By MARTIN CRUTSINGER
WASHINGTON — Federal Reserve Chair Janet Yellen said Tuesday that the U.S. economy is making steady progress, but for now the Fed is sticking with patience in raising interest rates because the labor market is still healing and inflation is too low.
In her semiannual economic report to Congress, Yellen sought to explain how the Fed would begin raising rates from lows near zero and what it would say to prepare financial markets. Its continuing use of the word “patient” means a rate hike is unlikely for at least the next two meetings, she said.
When the Fed eventually changes its language, Yellen said that will not necessarily translate to an imminent shift in monetary policy. Rather, it will indicate that the Fed can start considering rate hikes on a “meeting-by-meeting basis.”
Her remarks come at a delicate time for the Fed. After winning praise for how she handled her first year as head of the central bank, Yellen is facing a tougher challenge this year. She must navigate a transition from record-low interest rates to a period when the Fed will start raising rates while trying to keep financial markets calm and maintain economic growth.
To some private economists, Yellen appeared to be positioning the Fed for a rate hike in June.
Yellen’s upbeat assessment of growth and the labor market, as well as her comments on inflation, are “a clear sign that March is very much in play for dropping `patient’ and, hence that June is still in play for the first hike,” said Ian Shepherdson, chief economist at Pantheon Macroeconomics.
As expected, Yellen stuck closely to the views revealed by the minutes of the Fed’s Jan. 27-28 meeting, in which Fed officials recognized that the economy was finally gaining momentum nearly six years after the country began to emerge from the worst recession since the 1930s.
But Republicans, who now control Congress, have complained that the Fed's cautious approach is fueling the risks that inflation could accelerate to worrisome levels in the future, forcing it to push rates up more quickly.
Senate Banking Committee Chairman Richard Shelby, R-Alabama, said in his opening remarks that a prolonged delay in raising rates “could lead to a more painful correction down the road.”
Shelby was also critical of secrecy at the Fed. He said that the minutes of the Fed’s discussions, released three weeks after each meeting, offer too little guidance about how it plans to unwind its unprecedented level of support to the economy.
“What the (Fed) is thinking and how they are analyzing this very difficult problem set remains a mystery,” Shelby told Yellen. “I would argue … that there is an even greater need now for additional oversight by Congress and further reforms” of the Fed.

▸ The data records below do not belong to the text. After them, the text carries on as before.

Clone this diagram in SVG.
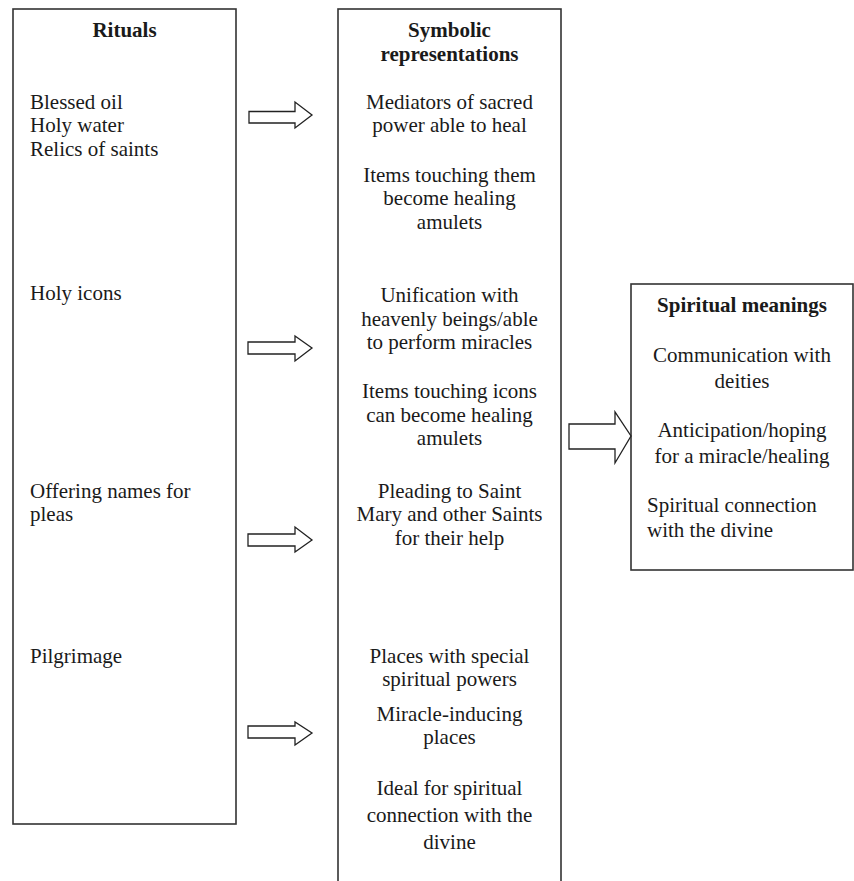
<svg xmlns="http://www.w3.org/2000/svg" width="854" height="881" viewBox="0 0 854 881">
<style>
text{font-family:"Liberation Serif","Times New Roman",serif;font-size:21px;fill:#1a1a1a}
.b{font-weight:bold}
.c{text-anchor:middle}
.box{fill:#fff;stroke:#333;stroke-width:1.6}
.arr{fill:#fff;stroke:#222;stroke-width:1.3;stroke-linejoin:miter}
</style>
<rect width="854" height="881" fill="#fff"/>
<g id="rituals">
<rect class="box" x="13" y="9" width="223" height="815"/>
<text class="b c" x="124.5" y="37">Rituals</text>
<text x="30" y="109">Blessed oil</text>
<text x="30" y="132">Holy water</text>
<text x="30" y="156">Relics of saints</text>
<text x="30" y="300">Holy icons</text>
<text x="30" y="498">Offering names for</text>
<text x="30" y="521">pleas</text>
<text x="30" y="663">Pilgrimage</text>
</g>
<g id="symbolic">
<rect class="box" x="338" y="9" width="223" height="890"/>
<text class="b c" x="449.5" y="37">Symbolic</text>
<text class="b c" x="449.5" y="61">representations</text>
<text class="c" x="449.5" y="109">Mediators of sacred</text>
<text class="c" x="449.5" y="132">power able to heal</text>
<text class="c" x="449.5" y="182">Items touching them</text>
<text class="c" x="449.5" y="205">become healing</text>
<text class="c" x="449.5" y="229">amulets</text>
<text class="c" x="449.5" y="302">Unification with</text>
<text class="c" x="449.5" y="326">heavenly beings/able</text>
<text class="c" x="449.5" y="349">to perform miracles</text>
<text class="c" x="449.5" y="398">Items touching icons</text>
<text class="c" x="449.5" y="422">can become healing</text>
<text class="c" x="449.5" y="445">amulets</text>
<text class="c" x="449.5" y="498">Pleading to Saint</text>
<text class="c" x="449.5" y="521">Mary and other Saints</text>
<text class="c" x="449.5" y="545">for their help</text>
<text class="c" x="449.5" y="663">Places with special</text>
<text class="c" x="449.5" y="686">spiritual powers</text>
<text class="c" x="449.5" y="721">Miracle-inducing</text>
<text class="c" x="449.5" y="744">places</text>
<text class="c" x="449.5" y="795">Ideal for spiritual</text>
<text class="c" x="449.5" y="822">connection with the</text>
<text class="c" x="449.5" y="849">divine</text>
</g>
<g id="spiritual">
<rect class="box" x="631" y="284" width="222" height="286"/>
<text class="b c" x="742" y="312">Spiritual meanings</text>
<text class="c" x="742" y="362">Communication with</text>
<text class="c" x="742" y="388">deities</text>
<text class="c" x="742" y="437">Anticipation/hoping</text>
<text class="c" x="742" y="463">for a miracle/healing</text>
<text x="647" y="512">Spiritual connection</text>
<text x="647" y="537">with the divine</text>
</g>
<g id="connectors">
<polygon class="arr" points="249,111.5 295,111.5 295,102 312,115 295,128 295,123 249,123"/>
<polygon class="arr" points="248,342 295,342 295,336 312,348 295,361 295,354 248,354"/>
<polygon class="arr" points="248,534 295,534 295,527 312,540 295,552 295,546 248,546"/>
<polygon class="arr" points="248,726 295,726 295,722 312,733 295,745 295,738 248,738"/>
<polygon class="arr" points="569,424 615,424 615,412 631,436 615,463 615,449 569,449"/>
</g>
</svg>
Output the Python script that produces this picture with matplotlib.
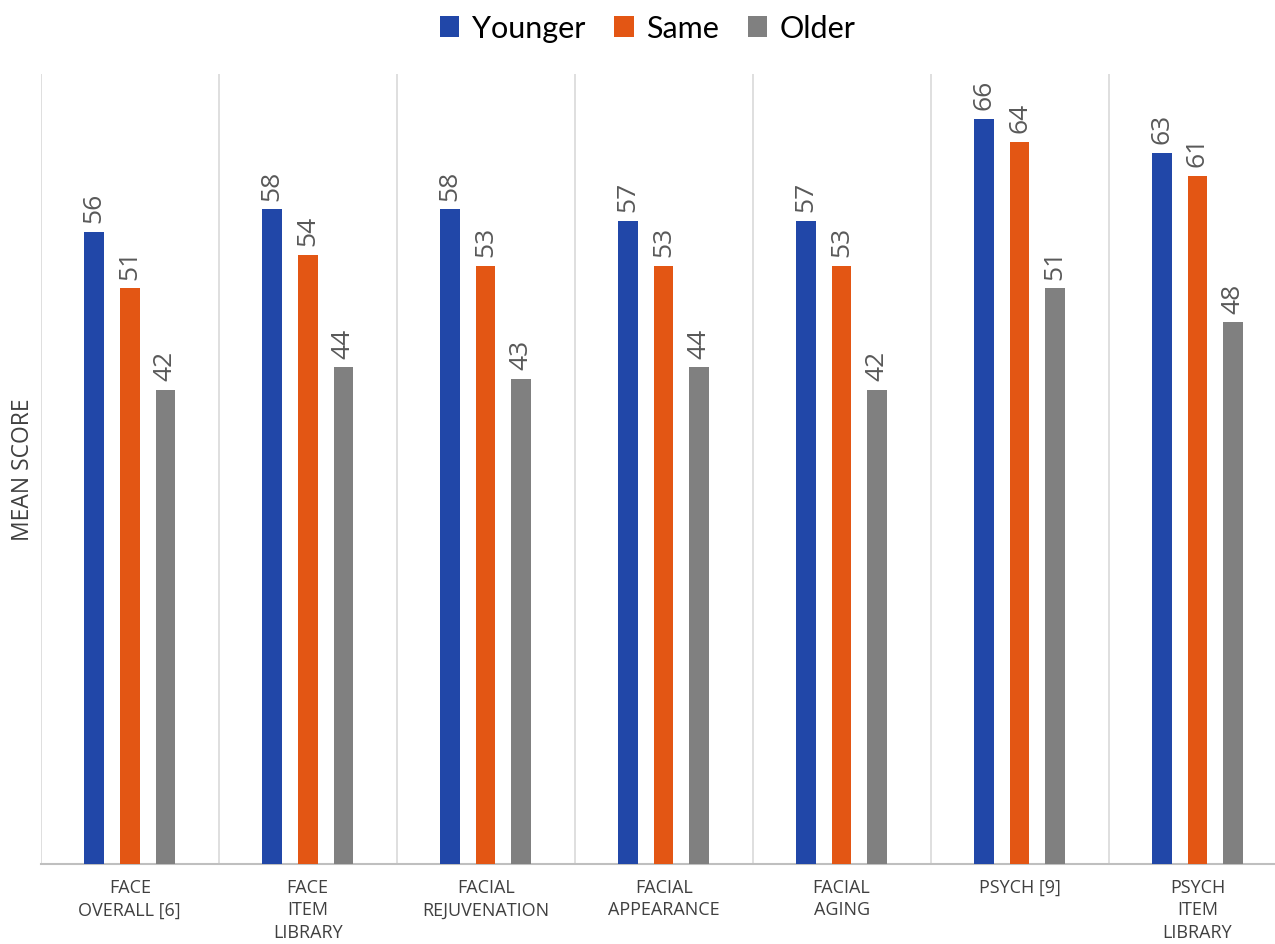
import matplotlib
matplotlib.use("Agg")
import matplotlib.pyplot as plt
import numpy as np
from matplotlib.patches import Patch

plt.rcParams["font.family"] = ["Open Sans", "DejaVu Sans"]

CATEGORIES = ["FACE\nOVERALL [6]", "FACE\nITEM\nLIBRARY", "FACIAL\nREJUVENATION",
              "FACIAL\nAPPEARANCE", "FACIAL\nAGING", "PSYCH [9]", "PSYCH\nITEM\nLIBRARY"]
YOUNGER = [56, 58, 58, 57, 57, 66, 63]
SAME    = [51, 54, 53, 53, 53, 64, 61]
OLDER   = [42, 44, 43, 44, 42, 51, 48]

SERIES = [("Younger", YOUNGER, "#2147A8"),
          ("Same",    SAME,    "#E35614"),
          ("Older",   OLDER,   "#808080")]

fig = plt.figure(figsize=(12.75, 9.45), dpi=100)
ax = fig.add_axes([0.032, 0.0847, 0.977, 0.836])

x = np.arange(len(CATEGORIES))
offsets = [-0.2, 0.0, 0.2]
width = 0.11

for (name, vals, color), off in zip(SERIES, offsets):
    bars = ax.bar(x + off, vals, width=width, color=color, label=name, zorder=3)
    for b, v in zip(bars, vals):
        ax.annotate(f"{v}", (b.get_x() + b.get_width() / 2, v),
                    xytext=(0, 7), textcoords="offset points",
                    rotation=90, ha="center", va="bottom",
                    fontsize=19, color="#595959")

ax.set_xlim(-0.5, len(CATEGORIES) - 0.5)
ax.set_ylim(0, 70)
ax.set_yticks([])

# category separators
for b in np.arange(-0.5, len(CATEGORIES), 1.0):
    ax.axvline(b, color="#d9d9d9", linewidth=1.2, zorder=1)

for side in ["top", "right", "left"]:
    ax.spines[side].set_visible(False)
ax.spines["bottom"].set_color("#bfbfbf")
ax.spines["bottom"].set_linewidth(1.5)

ax.set_xticks(x)
ax.set_xticklabels(CATEGORIES, fontsize=13, color="#404040", linespacing=1.33)
ax.tick_params(axis="x", length=0, pad=10)

fig.text(0.018, 0.503, "MEAN SCORE", rotation=90, ha="center", va="center",
         fontsize=16.5, color="#404040")

handles = [Patch(facecolor=c, label=n) for n, _, c in SERIES]
fig.legend(handles=handles, loc="center", bbox_to_anchor=(0.508, 0.969), ncol=3,
           frameon=False, handlelength=0.64, handleheight=0.64,
           handletextpad=0.4, columnspacing=0.95,
           prop={"family": ["Lato", "DejaVu Sans"], "size": 22})

fig.savefig("out.png", dpi=100, facecolor="white")
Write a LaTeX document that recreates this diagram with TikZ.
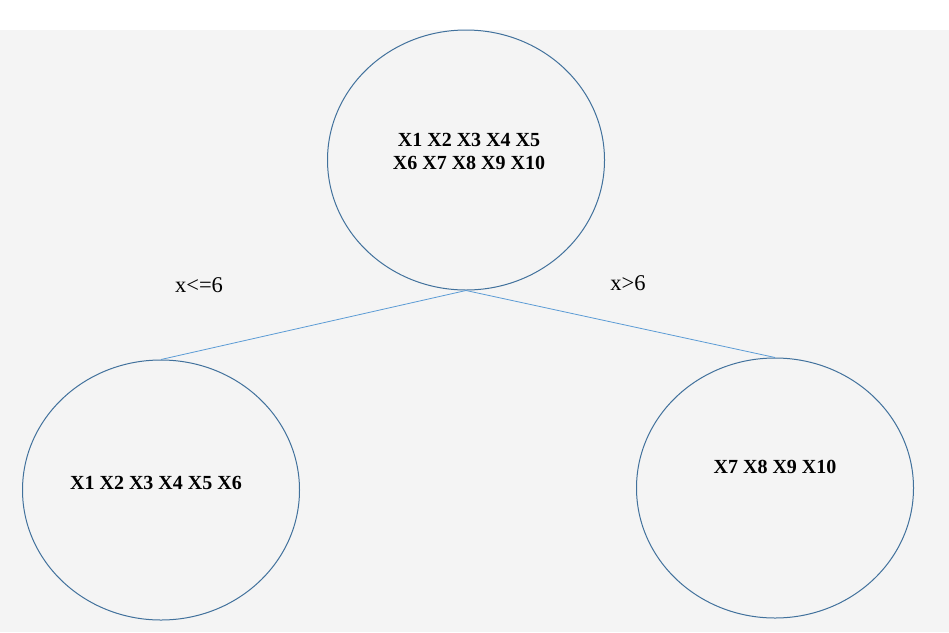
\documentclass[tikz,border=0pt]{standalone}
\usepackage{fontspec}
\setmainfont{Liberation Serif}
\usetikzlibrary{shapes.geometric}
\definecolor{bg}{HTML}{F4F4F4}
\definecolor{ellc}{HTML}{41719C}
\definecolor{linec}{HTML}{5B9BD5}
\tikzset{
  setnode/.style={draw=ellc, line width=1pt, ellipse, inner sep=0pt, minimum width=277pt, minimum height=260pt},
  settext/.style={font=\fontsize{20}{23}\selectfont\bfseries, align=center, inner sep=0pt},
  edgetext/.style={font=\fontsize{22.5}{25}\selectfont, inner sep=0pt},
  branch/.style={draw=linec, line width=0.8pt}
}
\begin{document}
\begin{tikzpicture}[x=1pt,y=-1pt]
\useasboundingbox (0,0) rectangle (949,632);
\fill[white] (0,0) rectangle (949,632);
\fill[bg] (0,30) rectangle (949,632);
\node[setnode] (top) at (466,160) {};
\node[setnode] (left) at (161,490) {};
\node[setnode] (right) at (775,488) {};
\node[settext] (toptext) at (469,151) {X1 X2 X3 X4 X5\\X6 X7 X8 X9 X10};
\node[settext] (lefttext) at (156,483) {X1 X2 X3 X4 X5 X6};
\node[settext] (righttext) at (775,467) {X7 X8 X9 X10};
\node[edgetext] (lablow) at (199,285) {x<=6};
\node[edgetext] (labhigh) at (628,283) {x>6};
\draw[branch] (top.south) -- (left.north);
\draw[branch] (top.south) -- (right.north);
\end{tikzpicture}
\end{document}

Conservative Republicans in both the House and Senate have been pushing for legislation that would expand the ability of Congress to oversee Fed actions, including expanded audits of the institution. Yellen and other Fed officials have opposed this effort, saying it could compromise the Fed’s independence.
Yellen reiterated her strong opposition to the legislation, which would grant the Government Accountability Office the power to audit the central bank’s decisions on monetary policy.
The bill would “politicize monetary policy and bring … political pressures to bear on the Fed,” Yellen said.
Yellen said that in the 1980s, the Fed under then-Chairman Paul Volcker would probably not have been willing to take the hard decisions to drive interest rates up to successfully deal with high inflation if it had been subjected to GAO reviews of its decisions.
In her testimony, Yellen said that since she delivered the Fed’s last report to Congress in July, the labor market has improved “along many dimensions.” She noted that the unemployment rate is down to 5.7 percent from a high of 10 percent in late 2009, and job growth has accelerated to an average of 280,000 new jobs created each month.
Long-term unemployment has declined substantially and fewer workers are reporting that they can only find part-time work, she said. But balanced against those improvements, Yellen said that “too many Americans remain unemployed or underemployed, wage growth is still sluggish and inflation remains well below our longer-run objective.”
One of the Fed’s primary goals is stable prices, which it defines as inflation rising at 2 percent annually. But for more than two years, inflation has been rising well below 2 percent and has fallen farther from that target in recent months.
Yellen attributed that development to the big plunge in oil prices and a rising value of the U.S. dollar, which has strengthened as the U.S. economy has outperformed other countries. A stronger dollar holds down inflation by making imports cheaper for Americans.
Yellen noted that foreign economic developments posed risks to the U.S. outlook, although she said the pace of growth overseas had improved slightly in the last half of last year.
She said the foreign challenges included the threat that the Chinese economy, the world’s second largest, could slow more than anticipated. She also mentioned on-going threats in Europe including a slow recovery and very low inflation. But aggressive efforts by the European Central Bank to boost growth should boost growth in the euro area.
Yellen will follow her appearance Tuesday before the Senate Banking Committee with testimony Wednesday before the House Financial Services Committee.